The bridge structure allows for housing a multi-faceted electrode structure and isolates the mixing region from the depletion region, which improves the reactants’ mass transportation. The bridge structure ensures that the fresh reactants dip toward the depleted reactants, and it enhances the reactants’ transportation. The single-bridge structure was investigated by Montesinos et al. [17] initially, and they found that reducing the bridge height increased the ohmic losses, which reduced the performance as well. Thus, the narrow-bridge structure imparts higher resistance to the passage of ions and increases ohmic losses. On the other hand, the double-bridge structure does not manipulate the mixing region while changing the bridge height, and hence, the ohmic loss does not increase significantly with a reduction in bridge height.

5. Conclusions

In this study, we investigated a double-bridge-shaped cross-section of an MMFC flow channel. Using a numerical model, the operations occurring inside an MMFC, such as mass transportation, reaction kinetic, and electrochemical phenomena, were coupled and simulated. The numerical results were validated with previously reported experimental data. From the results, the following conclusions were obtained:

(1)

In comparison to the single-bridge channel, the reference double-bridge channel with equal sub-channel widths showed a 34.0% higher peak power density (31.88 mW/cm²), which demonstrates the superiority of the proposed MMFC flow channel shape.

(2)

The effects of the sub-channel widths (W_I, W_B, and W_O) with the fixed total channel width and the bridge height (h) of the double-bridge channel on the performance were further investigated.

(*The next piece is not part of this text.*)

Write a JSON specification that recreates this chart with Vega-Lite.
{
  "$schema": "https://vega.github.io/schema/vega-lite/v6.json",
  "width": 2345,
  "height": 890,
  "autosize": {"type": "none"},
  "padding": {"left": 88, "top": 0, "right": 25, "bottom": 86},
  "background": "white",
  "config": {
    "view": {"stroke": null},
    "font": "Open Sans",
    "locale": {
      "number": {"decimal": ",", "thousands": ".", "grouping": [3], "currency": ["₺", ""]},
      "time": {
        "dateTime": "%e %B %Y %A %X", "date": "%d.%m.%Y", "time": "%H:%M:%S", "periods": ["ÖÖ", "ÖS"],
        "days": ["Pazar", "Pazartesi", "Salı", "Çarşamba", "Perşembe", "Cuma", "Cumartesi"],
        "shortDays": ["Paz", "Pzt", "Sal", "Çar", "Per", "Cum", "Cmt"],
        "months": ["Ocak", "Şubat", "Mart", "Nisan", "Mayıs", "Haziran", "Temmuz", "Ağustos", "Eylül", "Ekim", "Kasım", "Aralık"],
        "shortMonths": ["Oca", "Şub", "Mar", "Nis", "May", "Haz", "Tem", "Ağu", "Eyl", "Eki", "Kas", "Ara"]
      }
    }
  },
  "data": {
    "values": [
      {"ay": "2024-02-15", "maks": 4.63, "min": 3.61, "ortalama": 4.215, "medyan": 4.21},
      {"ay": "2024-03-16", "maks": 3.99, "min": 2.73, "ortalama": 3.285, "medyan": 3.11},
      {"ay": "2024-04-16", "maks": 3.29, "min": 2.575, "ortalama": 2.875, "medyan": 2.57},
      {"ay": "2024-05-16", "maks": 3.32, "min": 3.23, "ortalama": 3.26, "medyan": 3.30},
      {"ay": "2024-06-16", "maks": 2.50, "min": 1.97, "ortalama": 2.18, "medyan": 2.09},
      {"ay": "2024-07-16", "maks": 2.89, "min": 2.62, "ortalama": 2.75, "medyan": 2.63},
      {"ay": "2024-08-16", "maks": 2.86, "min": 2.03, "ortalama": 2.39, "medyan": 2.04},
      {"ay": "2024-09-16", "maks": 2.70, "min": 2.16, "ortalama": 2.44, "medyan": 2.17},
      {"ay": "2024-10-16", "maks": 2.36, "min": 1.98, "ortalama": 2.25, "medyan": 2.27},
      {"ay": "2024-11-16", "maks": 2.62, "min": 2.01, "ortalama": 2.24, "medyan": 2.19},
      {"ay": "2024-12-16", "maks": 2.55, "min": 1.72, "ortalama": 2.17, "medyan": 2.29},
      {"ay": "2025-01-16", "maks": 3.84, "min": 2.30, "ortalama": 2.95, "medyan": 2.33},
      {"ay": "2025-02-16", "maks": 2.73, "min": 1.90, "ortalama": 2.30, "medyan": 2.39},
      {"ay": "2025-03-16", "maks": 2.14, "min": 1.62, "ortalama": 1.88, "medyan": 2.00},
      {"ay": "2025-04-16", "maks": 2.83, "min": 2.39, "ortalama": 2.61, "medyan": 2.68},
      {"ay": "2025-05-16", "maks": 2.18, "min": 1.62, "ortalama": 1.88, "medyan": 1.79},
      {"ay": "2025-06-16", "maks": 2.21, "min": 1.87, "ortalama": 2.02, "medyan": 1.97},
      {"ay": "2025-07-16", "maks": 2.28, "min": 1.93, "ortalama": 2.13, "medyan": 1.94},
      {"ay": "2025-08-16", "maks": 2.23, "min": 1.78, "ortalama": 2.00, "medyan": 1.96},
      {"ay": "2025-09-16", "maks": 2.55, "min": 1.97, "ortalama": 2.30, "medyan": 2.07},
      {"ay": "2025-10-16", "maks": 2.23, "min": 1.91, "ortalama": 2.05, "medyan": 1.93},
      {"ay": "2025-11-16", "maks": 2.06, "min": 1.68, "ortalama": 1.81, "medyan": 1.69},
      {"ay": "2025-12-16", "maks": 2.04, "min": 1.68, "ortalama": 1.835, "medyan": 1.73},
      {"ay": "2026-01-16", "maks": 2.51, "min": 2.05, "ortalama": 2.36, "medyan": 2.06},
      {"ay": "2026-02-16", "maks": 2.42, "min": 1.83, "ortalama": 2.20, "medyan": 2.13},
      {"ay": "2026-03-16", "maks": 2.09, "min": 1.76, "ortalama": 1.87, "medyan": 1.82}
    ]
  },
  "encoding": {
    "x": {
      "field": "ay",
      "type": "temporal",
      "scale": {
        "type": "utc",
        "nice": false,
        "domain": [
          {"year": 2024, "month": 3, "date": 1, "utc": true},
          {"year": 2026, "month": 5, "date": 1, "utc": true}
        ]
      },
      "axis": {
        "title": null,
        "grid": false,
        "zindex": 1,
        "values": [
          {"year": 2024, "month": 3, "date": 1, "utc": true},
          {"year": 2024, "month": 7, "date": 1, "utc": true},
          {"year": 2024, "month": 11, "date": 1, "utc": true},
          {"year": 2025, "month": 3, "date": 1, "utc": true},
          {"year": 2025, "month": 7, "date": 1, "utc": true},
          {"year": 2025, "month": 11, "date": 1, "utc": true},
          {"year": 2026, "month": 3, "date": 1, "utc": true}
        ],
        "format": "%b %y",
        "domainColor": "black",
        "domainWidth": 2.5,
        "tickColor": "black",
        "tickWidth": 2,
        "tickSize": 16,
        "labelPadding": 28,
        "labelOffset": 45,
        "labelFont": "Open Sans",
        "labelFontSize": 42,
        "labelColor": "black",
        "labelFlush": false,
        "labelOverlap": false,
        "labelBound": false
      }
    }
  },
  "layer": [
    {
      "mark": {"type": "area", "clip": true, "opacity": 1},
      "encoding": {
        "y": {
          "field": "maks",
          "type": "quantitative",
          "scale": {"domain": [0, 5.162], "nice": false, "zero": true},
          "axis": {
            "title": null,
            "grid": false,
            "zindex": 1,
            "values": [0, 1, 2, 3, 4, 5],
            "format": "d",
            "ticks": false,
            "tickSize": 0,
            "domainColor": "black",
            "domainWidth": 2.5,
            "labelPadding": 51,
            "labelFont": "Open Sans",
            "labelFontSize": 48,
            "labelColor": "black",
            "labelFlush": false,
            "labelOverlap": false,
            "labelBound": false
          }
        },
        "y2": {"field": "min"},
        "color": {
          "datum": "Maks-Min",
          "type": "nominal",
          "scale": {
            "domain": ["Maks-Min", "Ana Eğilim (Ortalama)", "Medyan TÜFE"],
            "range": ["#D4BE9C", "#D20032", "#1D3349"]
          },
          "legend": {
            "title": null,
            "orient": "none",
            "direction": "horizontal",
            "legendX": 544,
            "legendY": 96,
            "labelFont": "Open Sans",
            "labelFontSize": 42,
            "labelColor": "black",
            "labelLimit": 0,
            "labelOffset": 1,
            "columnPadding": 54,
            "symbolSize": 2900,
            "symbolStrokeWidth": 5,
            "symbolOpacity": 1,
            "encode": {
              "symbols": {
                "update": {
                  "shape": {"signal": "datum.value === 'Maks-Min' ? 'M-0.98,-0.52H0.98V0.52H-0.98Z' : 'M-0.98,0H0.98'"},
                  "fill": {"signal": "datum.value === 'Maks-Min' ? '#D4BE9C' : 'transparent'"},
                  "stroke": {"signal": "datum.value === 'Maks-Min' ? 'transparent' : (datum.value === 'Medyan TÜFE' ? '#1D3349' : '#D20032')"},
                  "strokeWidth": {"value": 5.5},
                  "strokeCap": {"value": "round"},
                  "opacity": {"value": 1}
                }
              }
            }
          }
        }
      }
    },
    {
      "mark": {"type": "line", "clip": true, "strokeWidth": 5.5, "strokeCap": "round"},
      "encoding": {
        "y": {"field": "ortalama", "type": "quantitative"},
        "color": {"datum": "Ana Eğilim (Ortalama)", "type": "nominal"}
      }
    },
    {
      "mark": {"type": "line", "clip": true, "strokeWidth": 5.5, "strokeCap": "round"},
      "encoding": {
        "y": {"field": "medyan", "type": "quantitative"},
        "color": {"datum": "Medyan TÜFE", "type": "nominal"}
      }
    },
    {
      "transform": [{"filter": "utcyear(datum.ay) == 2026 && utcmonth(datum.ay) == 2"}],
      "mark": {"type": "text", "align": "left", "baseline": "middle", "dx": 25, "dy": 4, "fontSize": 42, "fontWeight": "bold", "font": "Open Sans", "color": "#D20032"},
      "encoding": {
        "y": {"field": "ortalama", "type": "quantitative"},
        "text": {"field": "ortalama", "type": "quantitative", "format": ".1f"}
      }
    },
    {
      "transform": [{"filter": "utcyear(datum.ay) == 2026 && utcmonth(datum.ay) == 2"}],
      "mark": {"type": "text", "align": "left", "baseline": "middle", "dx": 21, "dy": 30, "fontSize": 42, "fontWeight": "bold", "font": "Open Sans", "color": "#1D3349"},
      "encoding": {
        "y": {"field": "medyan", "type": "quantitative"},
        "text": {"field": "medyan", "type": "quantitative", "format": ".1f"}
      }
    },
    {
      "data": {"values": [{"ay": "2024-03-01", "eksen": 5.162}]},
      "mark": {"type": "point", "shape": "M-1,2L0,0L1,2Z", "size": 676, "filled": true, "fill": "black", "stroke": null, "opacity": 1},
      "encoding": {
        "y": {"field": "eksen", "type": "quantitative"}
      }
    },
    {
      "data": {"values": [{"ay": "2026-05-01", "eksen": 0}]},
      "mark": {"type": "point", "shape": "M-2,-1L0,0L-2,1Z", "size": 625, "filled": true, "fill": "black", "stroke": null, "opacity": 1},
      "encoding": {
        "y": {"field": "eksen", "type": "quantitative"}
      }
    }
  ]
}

Among the sub-channel widths, the width of the inner channel (W_I) was found to be the most influential on the power density of the MMFC. Thus, the case with a fixed W_I showed the least variation of the power density.

(3)

In the case with fixed W_B or fixed W_O, the power density increased with W_I. The main reason was proved to be the reduced thickness of the mixing region in the inner channel with the increased W_I. In the case with fixed W_B/W_r = 1.0, W_I/W_r = 1.7 (W_O/W_r = 0.3) showed about an 18% higher peak power density compared to the reference channel. However, compared to this case, with varying W_O, the case with fixed W_O/W_r = 1.0 showed more than double a larger variation in the peak power density in the range of W_I/W_r = 0.4–1.3. This is because the negative effects of varying W_O, such as reducing the area around the electrode in the outer channel and increasing the distance between the electrodes, were removed in this case. W_B/W_r = 0.7 (W_I/W_r = 1.3) showed about a 15% higher peak power density than that of the reference channel.

(4)

The height of the double-bridge structure had the greatest effect on performance, as expected. As h/H increased, the peak power density reached a maximum at h/H = 0.9, which was 171% higher than that of the reference channel (h/H = 0.2). The concentration contours of fuel showed that the thickness of the mixing region reduced as h increased, and the reduction rate was higher for smaller h/H.